* **Materials provided**
'''

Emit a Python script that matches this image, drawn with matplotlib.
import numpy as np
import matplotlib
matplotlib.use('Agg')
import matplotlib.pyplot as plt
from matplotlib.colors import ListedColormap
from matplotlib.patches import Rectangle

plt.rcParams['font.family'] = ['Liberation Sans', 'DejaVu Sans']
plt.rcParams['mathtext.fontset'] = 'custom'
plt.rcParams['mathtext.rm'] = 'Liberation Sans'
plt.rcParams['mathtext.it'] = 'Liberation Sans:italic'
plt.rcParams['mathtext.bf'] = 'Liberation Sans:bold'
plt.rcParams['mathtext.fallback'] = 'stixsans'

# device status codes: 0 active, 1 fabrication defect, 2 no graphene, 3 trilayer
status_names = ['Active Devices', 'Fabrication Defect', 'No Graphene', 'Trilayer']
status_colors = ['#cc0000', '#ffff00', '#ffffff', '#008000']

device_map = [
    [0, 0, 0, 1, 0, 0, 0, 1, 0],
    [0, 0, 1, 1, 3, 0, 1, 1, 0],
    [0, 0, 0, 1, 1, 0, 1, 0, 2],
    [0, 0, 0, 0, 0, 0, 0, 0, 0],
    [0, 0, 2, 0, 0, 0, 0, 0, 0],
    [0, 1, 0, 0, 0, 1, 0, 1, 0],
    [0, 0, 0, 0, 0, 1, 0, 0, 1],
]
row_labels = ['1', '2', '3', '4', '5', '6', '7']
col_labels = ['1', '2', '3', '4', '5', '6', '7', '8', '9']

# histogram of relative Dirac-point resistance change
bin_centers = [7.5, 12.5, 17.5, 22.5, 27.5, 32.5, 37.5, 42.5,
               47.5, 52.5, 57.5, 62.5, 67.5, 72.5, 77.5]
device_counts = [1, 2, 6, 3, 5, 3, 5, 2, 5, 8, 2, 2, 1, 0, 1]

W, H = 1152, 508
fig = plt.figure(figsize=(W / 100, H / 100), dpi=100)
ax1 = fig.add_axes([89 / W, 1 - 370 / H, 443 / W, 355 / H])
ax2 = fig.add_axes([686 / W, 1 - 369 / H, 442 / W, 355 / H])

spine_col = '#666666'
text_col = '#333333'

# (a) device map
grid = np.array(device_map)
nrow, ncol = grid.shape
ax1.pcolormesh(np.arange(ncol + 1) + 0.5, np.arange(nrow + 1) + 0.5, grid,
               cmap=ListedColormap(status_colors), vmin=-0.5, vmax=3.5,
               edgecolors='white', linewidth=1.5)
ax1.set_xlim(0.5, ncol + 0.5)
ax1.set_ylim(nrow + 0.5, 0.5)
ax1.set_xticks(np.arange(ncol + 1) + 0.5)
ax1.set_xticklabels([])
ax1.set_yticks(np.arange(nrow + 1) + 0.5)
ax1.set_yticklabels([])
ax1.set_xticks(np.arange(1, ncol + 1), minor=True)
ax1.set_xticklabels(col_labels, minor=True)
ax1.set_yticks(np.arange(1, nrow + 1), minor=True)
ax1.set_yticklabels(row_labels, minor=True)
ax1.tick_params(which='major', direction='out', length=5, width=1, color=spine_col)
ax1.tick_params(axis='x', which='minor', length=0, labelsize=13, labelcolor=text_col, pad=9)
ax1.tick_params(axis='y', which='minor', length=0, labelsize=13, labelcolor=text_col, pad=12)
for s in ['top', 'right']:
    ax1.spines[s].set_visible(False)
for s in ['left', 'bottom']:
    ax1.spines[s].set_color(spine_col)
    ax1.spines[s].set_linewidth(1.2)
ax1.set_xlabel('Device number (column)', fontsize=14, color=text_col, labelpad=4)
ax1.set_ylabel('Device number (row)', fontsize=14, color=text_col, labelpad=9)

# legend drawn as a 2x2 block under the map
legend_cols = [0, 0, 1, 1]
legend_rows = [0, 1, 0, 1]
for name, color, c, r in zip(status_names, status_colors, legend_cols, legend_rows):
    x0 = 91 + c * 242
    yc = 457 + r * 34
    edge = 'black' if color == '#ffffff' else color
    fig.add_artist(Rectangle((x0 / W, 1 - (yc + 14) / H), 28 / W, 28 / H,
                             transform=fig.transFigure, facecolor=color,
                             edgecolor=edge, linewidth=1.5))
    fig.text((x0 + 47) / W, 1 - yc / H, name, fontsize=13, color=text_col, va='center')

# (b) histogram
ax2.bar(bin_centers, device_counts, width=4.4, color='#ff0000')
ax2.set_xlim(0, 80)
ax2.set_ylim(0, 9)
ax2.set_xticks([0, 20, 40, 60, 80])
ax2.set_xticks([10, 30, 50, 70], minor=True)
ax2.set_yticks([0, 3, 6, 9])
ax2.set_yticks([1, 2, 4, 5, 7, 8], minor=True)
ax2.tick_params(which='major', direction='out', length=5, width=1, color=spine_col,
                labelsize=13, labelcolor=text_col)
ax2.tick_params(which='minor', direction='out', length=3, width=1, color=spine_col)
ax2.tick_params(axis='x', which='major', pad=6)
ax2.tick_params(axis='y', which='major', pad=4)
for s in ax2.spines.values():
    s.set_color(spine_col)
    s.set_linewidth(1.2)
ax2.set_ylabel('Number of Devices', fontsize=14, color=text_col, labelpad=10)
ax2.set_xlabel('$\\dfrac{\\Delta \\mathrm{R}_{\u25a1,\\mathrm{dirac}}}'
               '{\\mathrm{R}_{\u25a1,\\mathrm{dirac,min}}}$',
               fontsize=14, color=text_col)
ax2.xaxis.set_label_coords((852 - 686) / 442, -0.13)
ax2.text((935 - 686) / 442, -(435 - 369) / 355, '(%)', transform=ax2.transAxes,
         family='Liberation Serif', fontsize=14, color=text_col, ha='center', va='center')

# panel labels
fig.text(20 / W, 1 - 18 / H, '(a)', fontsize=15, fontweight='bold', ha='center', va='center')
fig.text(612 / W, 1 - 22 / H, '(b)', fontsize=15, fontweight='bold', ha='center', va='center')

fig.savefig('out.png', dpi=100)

'''
'''

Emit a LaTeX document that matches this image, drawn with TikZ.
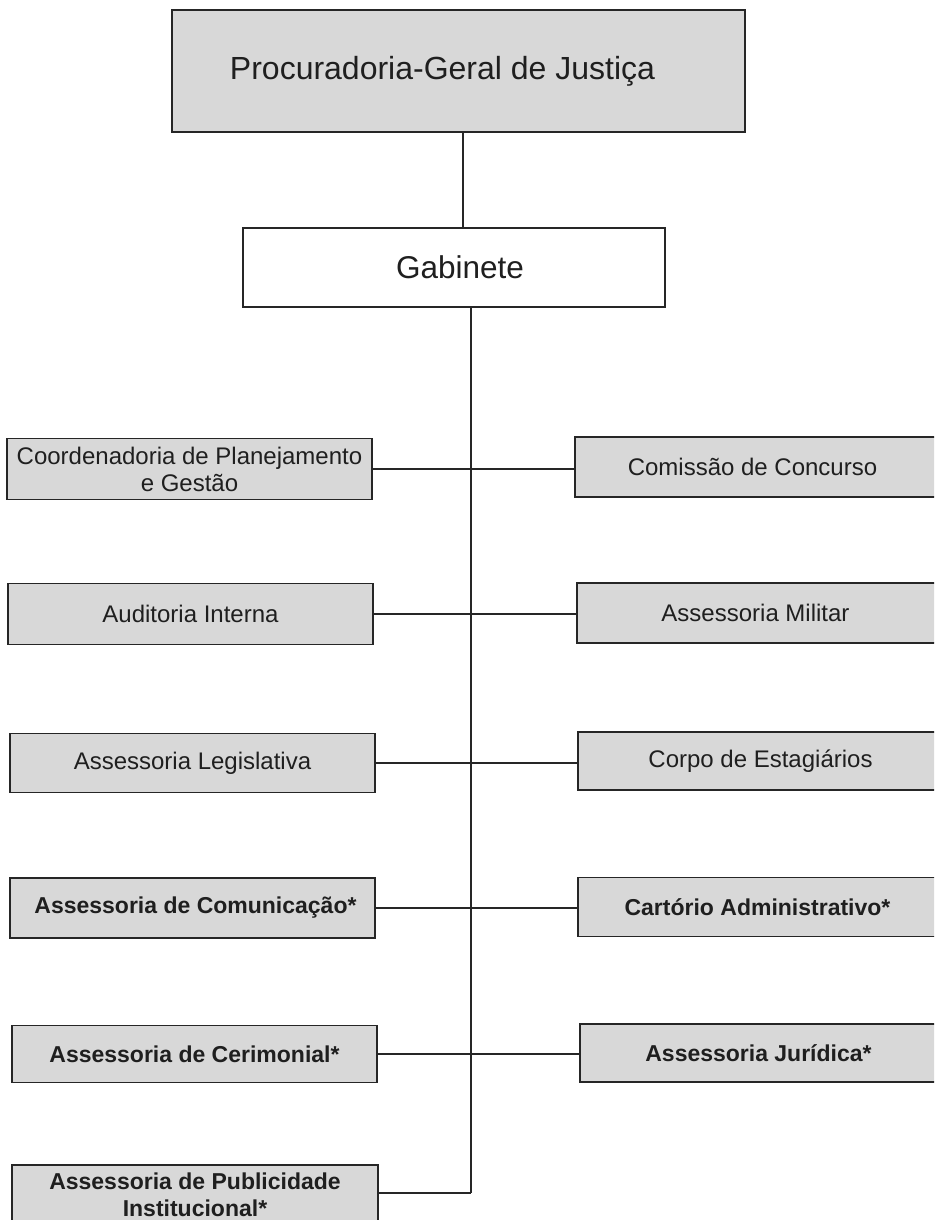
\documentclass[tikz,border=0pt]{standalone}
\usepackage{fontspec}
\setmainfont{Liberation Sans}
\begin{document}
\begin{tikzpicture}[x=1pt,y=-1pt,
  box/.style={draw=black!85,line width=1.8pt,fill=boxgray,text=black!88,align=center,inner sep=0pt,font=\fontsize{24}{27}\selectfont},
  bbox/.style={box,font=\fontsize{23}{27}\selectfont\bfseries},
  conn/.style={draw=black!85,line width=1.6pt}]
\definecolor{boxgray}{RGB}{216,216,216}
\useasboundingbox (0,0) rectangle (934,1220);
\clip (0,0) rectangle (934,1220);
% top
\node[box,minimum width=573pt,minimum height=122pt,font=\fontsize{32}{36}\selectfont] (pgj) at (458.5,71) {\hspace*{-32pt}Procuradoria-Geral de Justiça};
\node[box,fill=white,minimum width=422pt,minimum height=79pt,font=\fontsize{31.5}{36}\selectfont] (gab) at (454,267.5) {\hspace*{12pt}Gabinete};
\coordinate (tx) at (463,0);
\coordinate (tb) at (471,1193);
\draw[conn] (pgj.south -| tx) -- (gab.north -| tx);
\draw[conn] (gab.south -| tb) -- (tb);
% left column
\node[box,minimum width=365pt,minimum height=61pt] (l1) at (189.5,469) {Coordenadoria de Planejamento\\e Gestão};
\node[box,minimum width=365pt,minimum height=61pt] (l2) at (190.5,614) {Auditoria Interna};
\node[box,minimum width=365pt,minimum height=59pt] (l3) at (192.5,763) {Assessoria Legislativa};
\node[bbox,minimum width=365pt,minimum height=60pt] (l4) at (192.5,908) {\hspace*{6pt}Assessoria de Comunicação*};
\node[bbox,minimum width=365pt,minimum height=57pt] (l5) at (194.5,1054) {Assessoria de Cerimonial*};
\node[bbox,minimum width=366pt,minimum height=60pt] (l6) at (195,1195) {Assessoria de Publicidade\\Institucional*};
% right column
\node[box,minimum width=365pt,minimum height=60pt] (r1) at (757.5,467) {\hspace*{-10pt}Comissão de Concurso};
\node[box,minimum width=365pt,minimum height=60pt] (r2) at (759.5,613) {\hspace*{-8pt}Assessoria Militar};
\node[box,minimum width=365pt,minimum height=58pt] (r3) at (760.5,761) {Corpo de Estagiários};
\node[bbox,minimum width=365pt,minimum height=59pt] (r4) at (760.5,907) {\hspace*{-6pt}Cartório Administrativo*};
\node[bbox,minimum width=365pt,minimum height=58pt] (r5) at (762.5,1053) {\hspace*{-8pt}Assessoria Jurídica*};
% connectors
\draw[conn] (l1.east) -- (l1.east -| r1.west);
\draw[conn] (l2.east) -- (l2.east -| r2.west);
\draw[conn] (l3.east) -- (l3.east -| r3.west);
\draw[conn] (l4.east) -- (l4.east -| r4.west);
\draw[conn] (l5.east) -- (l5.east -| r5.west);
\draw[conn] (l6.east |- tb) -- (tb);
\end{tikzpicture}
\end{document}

'''

* **What to work on**
Please list every line of the records that contains "this".

* **Result below**
Emit a Python script that matches this image, drawn with matplotlib.
Emit a LaTeX document that matches this image, drawn with TikZ.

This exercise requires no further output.